As described above, this invention includes step S12 for generating an alarm signal. Accordingly, a user is able to easily recognize that the ice-ejecting operation is not being normally performed and, that the ice maker operation has stopped.

The reference time illustrated in Table 1 may be modified and a time range for permissible error may be designated for each reference time.

The alarming means 29 may be a visible or audible device.

A method for controlling the ice-ejecting mode of an ice maker according to the invention has the following effects.

(1) In the event that the tray rotates at a lower speed than the reference speed due to oversupplied water, the invention causes the ice maker to discontinue its normal operation by stopping the motor and returning the ice maker to the initial state.

(2) In the event the ice maker stops its work due to oversupplied water, the invention allows a user to easily recognize it due to the alarming means. This protects the user from mistakenly thinking that the cause of the error is a mechanical trouble in the ice maker.

Although the present invention has been described in connection with a preferred embodiment thereof, it will be appreciated by those skilled in the art that additions, deletions, modifications, and substitutions not specifically described may be made without departing from the spirit and scope of the invention as defined in the appended claims.

Claims

What is claimed is:

1. A method of controlling an ice making mechanism which includes a tray for receiving water to be frozen into ice bodies, a sensor for determining whether the water is frozen and to initiate an ice-ejecting mode, a motor for rotating the tray to perform the ice-ejecting mode, a switching mechanism for indicating a state of the ice-ejecting mode, and a switch-actuating structure driven by the motor for changing a state of the switching mechanism during the ice-ejecting mode, the method comprising the steps of:

A) initiating an ice ejecting mode;

B) counting a time period beginning from step A;

C) determining whether the state of the switching mechanism has been changed;

D) stopping the ice-ejecting mode when a state of the switching mechanism has not changed within a reference time period; and

E) generating an alarm signal indicating to a user that the ice-ejecting mode has been stopped.

2. The method according to claim 1 wherein step D further includes returning the tray to an initial state at which the tray was positioned prior to step A.

3. The method according to claim 1 wherein step E comprises generating a visible alarm signal.

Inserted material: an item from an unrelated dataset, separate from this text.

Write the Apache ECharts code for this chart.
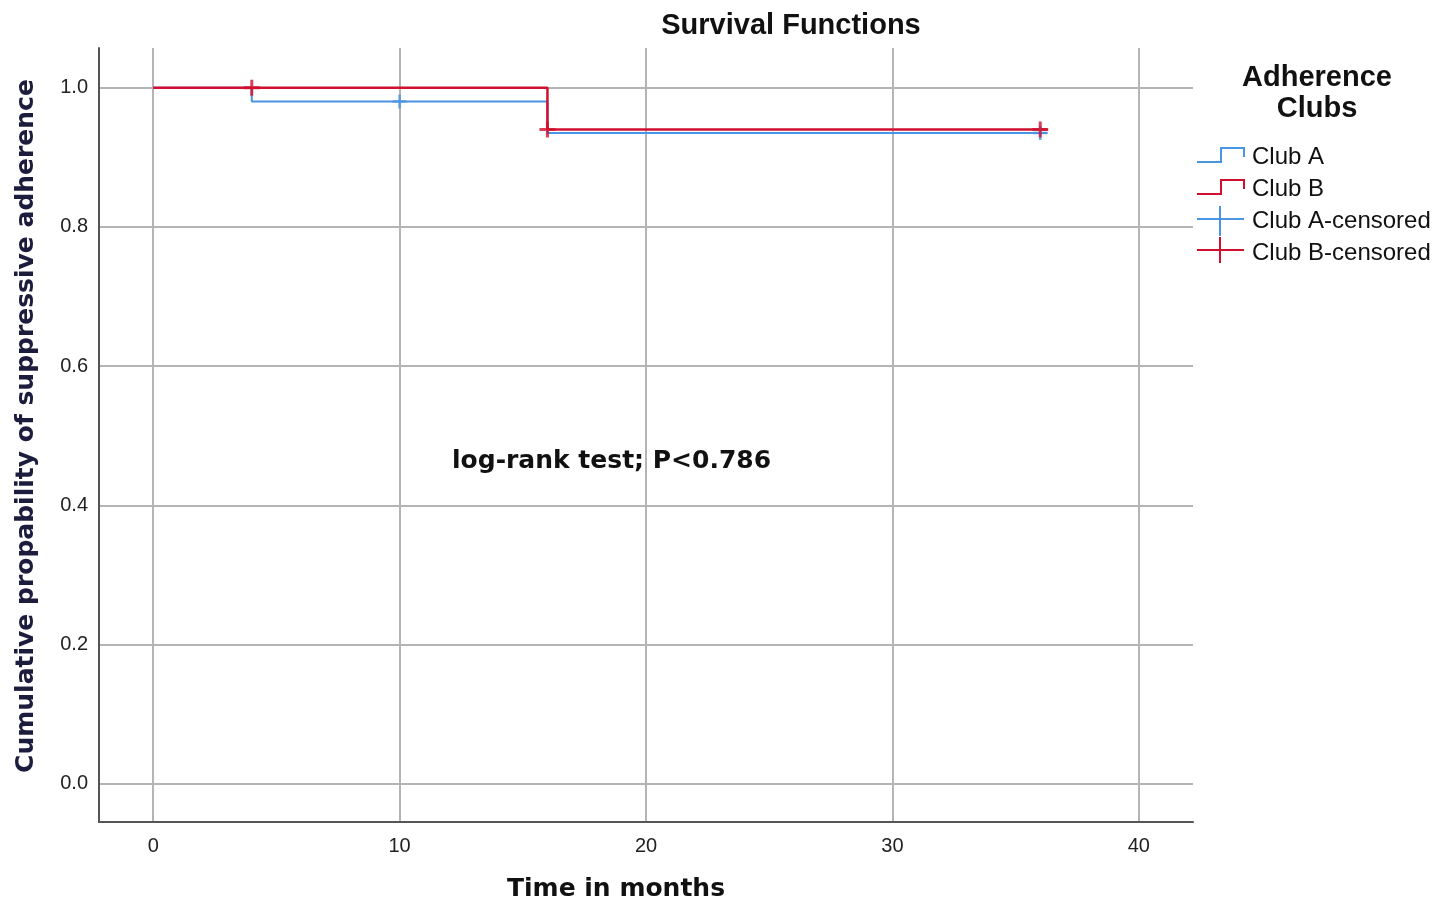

4. The method according to claim 1 wherein step E comprises generating an audible alarm signal.

5. The method according to claim 1 wherein step D comprises sensing a change of state of the switching mechanism, determining the time period when such a change of state occurs, and comparing the time period with a reference time period.

6. The method according to claim 5 wherein the switching mechanism comprises first and second separately actuable switches, step C comprising determining a first time period beginning from step A, when both switches are changed from an off-state of an inactive condition to an on-state of a final ice-ejecting preparation condition and comparing the first time period with a first reference time period.

7. The method according to claim 6 wherein step C further comprises determining a second time period beginning from step A, when the first switch is changed from the on-state of the final ice-ejecting preparation condition to an off-state of an ice-ejecting condition, and comparing the second time period with a second reference time period.

8. The method according to claim 7 wherein step C further comprises determining a third time period beginning from step A, when the first switch is changed from the off state of the inactive condition to an on state of an initial ice-ejecting preparation state with the second switch still in an off-state, and comparing the third time period with a third reference time period.

9. The method according to claim 7 wherein the ice-ejecting mode is performed to completion in response to the second time period corresponding the second reference time period.